As you can see, despite their incredible capabilities, regular expressions aren't exactly the friendliest kids on the block. I'm just speaking for myself when I say I love Regular Expressions. Other developers either love them (for their power) or hate them (for their arcane syntax.) Here's what I mean; some of the rules for regular expressions are as follows:
- Just like strings are enclosed in quotation marks, regular expressions are usually enclosed in pairs of slashes, as in /hi mom/.
- Most characters—letters, numbers, punctuation—stand for themselves. If you say x =~ /a/, that's essentially the same as saying x == "a". 1
- Strings of these normal characters must be in the order given, just like ordinary string comparisons. If you say x =~ /ab/, that's just like saying x == "ab".
So far, these regular expression critters don't seem so odd. But wait, there's more. Lots more (as in lots more rules to know.) In particular, several characters have special meaning:
- The vertical bar means "either what's to the left of me, or to the right, but not both," so x =~ /a|b/ is the same as saying (x == "a" or x == "b"), but it's not the same as saying x == "ab" nor is it the same as x == "a|b".
- Parentheses enclose things to group them together, just like in mathematics. This is useful because...
- The question mark means that what is in front of it is optional. The thing that precedes it can appear once, or not at all in order for the expression to match. x =~ /be?ar/ is the same as (x == "bear" or x == "bar") in that the "e" is optional. A question mark after a parenthesized expression means the whole thing is optional.
- If you want to include one of these special characters (vertical bar, parentheses, or even a slash) in your regular expression, you need to put a back-slash in front of it, so x =~ /what?/ is the same as (x == "what" or x == "wha"), but not x == "what?"; for that you would need x =~ /what\?/.
- To make the entire expression case-insensitive, just follow that trailing slash with an the letter i: x =~ /ab/i is the same as (x == "ab" or x == "Ab" or x == "aB" or x == "AB").
See? All that, just to understand the one-line expression above: eight rules to know instead of just three for simple strings. Complexity.
So the question becomes: is that added complexity necessary? The answer isn't that straightforward. If you're in an environment where knowing regular expressions is a given—like in a Perl application, nearly anything *nix, and so on—you might be Okay; those are just the rules of the road. But you probably don't want to surface that to the end user, unless you're targeting an audience for whom regular expressions are also a well-known thing (and that's not always synonymous with "all developers"!)
Summing up, a technology as powerful and wide-spread as regular expressions still has barriers to adoption, even in the technical community, so imagine what some "new" technology—some parochial construct you're considering for your application—will face. Is it worth it?
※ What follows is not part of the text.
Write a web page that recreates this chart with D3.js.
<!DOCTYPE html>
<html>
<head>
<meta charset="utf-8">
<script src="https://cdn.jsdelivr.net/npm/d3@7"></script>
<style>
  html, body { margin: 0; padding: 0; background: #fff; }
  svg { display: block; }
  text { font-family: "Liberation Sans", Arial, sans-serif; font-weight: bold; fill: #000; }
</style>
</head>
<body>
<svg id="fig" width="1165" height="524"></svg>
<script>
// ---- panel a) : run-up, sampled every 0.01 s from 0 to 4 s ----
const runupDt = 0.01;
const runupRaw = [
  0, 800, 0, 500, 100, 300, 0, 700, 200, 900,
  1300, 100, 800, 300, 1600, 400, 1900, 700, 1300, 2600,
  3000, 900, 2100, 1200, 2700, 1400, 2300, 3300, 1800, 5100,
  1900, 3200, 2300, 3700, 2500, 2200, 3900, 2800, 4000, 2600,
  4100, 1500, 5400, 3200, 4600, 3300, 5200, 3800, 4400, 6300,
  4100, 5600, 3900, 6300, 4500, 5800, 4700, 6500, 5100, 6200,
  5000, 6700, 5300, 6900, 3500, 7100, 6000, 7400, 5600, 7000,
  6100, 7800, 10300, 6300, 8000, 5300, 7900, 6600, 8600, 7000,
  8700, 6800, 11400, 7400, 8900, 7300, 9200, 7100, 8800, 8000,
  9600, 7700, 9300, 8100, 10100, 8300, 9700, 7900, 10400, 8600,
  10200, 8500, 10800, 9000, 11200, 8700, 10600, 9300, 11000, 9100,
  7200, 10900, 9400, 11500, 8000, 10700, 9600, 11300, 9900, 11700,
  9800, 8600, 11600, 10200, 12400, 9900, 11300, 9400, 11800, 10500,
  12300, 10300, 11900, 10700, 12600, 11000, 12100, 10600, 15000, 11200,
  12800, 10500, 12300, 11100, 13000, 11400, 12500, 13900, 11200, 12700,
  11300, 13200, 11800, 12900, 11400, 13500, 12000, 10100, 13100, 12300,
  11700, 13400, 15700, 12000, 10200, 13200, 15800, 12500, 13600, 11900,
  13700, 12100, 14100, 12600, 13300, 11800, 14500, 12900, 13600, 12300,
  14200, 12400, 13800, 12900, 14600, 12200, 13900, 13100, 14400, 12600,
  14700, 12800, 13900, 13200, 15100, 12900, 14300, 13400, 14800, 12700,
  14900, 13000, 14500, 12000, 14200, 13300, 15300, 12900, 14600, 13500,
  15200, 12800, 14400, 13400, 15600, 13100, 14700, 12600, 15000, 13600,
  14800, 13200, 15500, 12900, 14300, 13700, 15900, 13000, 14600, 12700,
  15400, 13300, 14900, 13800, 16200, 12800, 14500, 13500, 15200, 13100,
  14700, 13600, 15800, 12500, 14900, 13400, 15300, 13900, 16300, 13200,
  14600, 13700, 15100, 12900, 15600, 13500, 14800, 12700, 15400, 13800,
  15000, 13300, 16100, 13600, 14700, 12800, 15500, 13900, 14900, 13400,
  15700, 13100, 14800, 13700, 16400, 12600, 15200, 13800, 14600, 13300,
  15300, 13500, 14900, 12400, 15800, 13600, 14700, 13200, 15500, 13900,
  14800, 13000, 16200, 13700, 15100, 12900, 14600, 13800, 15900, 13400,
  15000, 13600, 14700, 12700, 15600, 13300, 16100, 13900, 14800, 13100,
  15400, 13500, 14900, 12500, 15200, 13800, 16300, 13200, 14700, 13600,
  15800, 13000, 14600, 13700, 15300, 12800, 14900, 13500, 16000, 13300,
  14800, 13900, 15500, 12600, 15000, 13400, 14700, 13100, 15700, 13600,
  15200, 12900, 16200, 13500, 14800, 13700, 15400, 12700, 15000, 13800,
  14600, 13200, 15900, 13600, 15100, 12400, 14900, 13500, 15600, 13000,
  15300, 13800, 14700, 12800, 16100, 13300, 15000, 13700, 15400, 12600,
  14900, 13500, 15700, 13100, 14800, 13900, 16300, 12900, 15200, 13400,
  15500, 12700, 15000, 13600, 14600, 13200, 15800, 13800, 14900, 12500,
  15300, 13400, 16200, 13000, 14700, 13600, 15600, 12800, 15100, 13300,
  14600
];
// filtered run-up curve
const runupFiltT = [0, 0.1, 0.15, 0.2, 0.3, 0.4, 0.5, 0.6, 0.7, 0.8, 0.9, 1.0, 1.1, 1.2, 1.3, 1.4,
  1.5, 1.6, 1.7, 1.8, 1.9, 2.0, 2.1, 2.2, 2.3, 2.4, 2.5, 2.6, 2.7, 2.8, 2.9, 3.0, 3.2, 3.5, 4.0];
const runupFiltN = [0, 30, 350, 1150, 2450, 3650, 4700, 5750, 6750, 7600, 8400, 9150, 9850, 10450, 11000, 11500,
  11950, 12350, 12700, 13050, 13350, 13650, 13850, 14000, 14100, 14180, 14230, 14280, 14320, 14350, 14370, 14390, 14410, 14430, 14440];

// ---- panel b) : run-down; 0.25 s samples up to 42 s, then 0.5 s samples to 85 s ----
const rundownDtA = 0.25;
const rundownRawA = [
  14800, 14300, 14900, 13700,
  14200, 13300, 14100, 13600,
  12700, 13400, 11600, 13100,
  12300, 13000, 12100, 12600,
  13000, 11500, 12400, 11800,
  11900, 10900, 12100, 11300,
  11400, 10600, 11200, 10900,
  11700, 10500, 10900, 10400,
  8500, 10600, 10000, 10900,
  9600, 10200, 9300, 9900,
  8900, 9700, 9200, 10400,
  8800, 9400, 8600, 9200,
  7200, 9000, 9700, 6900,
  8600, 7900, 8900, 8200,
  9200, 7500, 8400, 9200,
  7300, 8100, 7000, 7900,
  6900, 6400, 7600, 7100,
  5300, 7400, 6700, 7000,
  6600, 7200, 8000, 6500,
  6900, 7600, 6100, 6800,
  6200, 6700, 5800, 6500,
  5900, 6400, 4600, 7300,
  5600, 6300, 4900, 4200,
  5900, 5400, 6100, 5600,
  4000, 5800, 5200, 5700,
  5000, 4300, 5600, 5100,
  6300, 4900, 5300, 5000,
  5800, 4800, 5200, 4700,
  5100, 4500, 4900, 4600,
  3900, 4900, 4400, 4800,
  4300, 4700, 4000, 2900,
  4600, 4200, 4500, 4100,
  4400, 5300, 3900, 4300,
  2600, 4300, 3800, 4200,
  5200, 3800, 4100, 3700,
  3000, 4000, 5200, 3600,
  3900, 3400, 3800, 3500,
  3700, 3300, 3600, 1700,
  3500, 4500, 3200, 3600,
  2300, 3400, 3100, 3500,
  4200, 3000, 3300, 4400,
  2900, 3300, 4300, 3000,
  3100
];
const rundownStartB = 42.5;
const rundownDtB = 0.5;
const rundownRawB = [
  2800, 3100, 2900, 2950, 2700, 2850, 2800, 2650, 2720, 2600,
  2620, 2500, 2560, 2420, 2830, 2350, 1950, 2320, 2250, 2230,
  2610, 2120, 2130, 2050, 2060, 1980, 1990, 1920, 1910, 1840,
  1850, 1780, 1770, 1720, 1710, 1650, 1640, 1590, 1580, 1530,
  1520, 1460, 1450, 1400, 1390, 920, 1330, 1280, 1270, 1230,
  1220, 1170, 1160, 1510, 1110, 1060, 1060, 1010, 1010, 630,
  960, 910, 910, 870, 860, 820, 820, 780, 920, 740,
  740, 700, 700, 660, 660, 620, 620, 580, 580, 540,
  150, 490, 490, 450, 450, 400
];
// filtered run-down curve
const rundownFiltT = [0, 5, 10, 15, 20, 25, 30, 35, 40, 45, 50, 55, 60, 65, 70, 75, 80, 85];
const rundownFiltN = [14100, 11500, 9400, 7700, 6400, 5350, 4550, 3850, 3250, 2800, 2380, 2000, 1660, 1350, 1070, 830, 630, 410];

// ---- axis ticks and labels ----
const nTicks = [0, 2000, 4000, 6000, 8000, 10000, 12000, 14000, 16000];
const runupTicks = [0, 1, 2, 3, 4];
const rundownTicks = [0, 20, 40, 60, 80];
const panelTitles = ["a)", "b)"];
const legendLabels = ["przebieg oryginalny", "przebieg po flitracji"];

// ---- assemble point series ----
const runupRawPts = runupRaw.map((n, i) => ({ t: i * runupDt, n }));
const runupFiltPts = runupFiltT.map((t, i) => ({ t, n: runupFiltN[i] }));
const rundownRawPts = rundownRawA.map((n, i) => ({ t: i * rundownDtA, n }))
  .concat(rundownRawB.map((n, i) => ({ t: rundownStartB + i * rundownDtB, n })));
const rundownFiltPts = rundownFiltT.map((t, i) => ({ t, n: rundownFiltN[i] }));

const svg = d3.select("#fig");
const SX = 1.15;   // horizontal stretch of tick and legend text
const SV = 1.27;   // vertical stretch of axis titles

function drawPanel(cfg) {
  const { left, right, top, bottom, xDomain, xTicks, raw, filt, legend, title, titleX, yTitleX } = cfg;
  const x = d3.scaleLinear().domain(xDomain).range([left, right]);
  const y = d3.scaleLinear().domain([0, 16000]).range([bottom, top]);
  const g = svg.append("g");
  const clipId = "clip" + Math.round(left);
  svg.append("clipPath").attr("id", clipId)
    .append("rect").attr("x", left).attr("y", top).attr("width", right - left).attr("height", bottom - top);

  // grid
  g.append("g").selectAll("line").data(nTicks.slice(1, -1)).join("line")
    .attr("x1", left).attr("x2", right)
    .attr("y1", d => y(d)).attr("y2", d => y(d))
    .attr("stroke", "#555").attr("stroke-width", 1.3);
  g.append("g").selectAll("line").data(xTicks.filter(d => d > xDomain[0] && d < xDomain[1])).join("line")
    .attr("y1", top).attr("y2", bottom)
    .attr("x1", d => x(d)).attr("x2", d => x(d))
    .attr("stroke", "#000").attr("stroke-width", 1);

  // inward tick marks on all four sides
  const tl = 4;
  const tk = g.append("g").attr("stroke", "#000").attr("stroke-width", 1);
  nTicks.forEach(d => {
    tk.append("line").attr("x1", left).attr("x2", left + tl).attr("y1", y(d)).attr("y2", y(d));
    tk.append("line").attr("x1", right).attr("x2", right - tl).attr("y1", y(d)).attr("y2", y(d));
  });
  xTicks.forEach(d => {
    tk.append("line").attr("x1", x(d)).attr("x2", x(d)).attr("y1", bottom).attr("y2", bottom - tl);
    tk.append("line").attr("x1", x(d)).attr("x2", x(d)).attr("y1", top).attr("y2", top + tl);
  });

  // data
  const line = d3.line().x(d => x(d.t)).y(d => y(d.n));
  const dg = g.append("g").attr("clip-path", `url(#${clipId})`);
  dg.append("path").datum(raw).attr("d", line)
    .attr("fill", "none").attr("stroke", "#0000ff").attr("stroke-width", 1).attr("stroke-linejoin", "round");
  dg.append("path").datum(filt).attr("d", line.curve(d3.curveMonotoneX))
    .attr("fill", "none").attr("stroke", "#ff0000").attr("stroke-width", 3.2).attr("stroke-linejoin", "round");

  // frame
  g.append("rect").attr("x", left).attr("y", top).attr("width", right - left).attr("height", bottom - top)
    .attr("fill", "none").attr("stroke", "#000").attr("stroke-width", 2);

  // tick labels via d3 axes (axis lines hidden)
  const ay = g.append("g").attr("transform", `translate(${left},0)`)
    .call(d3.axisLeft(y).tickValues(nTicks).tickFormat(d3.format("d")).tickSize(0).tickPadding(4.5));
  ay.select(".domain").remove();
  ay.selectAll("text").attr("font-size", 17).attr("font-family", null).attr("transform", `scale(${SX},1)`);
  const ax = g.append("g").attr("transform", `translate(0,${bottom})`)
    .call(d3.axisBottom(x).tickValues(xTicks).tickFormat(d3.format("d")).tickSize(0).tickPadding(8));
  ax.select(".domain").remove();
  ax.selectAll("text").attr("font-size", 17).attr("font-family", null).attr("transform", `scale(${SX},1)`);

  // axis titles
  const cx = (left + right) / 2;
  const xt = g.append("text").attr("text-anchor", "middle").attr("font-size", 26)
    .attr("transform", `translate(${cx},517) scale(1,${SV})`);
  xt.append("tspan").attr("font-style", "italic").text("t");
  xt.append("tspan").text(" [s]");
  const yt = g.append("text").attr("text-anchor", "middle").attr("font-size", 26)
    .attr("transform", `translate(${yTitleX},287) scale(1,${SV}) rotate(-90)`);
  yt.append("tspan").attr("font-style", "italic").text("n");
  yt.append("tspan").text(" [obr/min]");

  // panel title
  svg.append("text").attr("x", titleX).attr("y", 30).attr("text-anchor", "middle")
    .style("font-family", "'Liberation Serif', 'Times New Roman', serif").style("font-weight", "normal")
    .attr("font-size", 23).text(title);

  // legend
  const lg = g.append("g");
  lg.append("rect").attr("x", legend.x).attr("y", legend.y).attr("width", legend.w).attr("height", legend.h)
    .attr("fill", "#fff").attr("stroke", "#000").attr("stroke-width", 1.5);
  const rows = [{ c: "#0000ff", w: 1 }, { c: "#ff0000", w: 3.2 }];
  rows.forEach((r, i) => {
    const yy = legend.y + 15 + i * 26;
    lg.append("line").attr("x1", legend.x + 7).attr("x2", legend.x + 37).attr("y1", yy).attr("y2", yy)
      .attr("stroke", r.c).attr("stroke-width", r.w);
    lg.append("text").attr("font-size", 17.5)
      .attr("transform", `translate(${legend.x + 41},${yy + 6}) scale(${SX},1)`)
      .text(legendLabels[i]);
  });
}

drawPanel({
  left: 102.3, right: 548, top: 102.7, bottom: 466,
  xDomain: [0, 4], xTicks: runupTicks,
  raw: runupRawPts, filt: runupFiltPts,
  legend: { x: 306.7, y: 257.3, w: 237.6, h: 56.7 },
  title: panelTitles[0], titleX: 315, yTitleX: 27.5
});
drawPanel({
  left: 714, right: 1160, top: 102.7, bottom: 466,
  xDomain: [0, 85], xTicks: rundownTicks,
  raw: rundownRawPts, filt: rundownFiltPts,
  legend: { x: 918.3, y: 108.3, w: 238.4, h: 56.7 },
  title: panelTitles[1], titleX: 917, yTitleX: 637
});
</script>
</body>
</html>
You have some questions to answer, and you need to be objective in answering them:
- Does the complexity of learning many rules, terms, or metaphors outweigh the benefits achieved? (This one is particularly difficult to keep in perspective, as many designers tend to over-estimate the importance of the thing they're designing.)
- Are the rules ones that the user will bring with them from previous experience, and use in other parts of their lives, or are they just acquired for this one little part of their lives?
- Is there another way—albeit with perhaps more effort on your part—to more simply solve their problem and allow them to accomplish their tasks?
So consider how important that new invention is before subjecting your users to it.
1 Almost the same. I should point out that, for simplicity, I've omitted the ^ and $ notations. The description above is neither rigorous nor complete. Really, in order for the examples of regular expressions above to be truly the same as the simple string comparison counterparts, they should start with ^ and end with $; these force the pattern to match the entire string, and not just any fragment within it. Without them, the semantics are "is the expression contained within the string?" ... but let's not further complicate an already complex discussion. To the purists I say with a wink and a nod: just assume that they are present for the purpose of this discussion, and let's be done with that.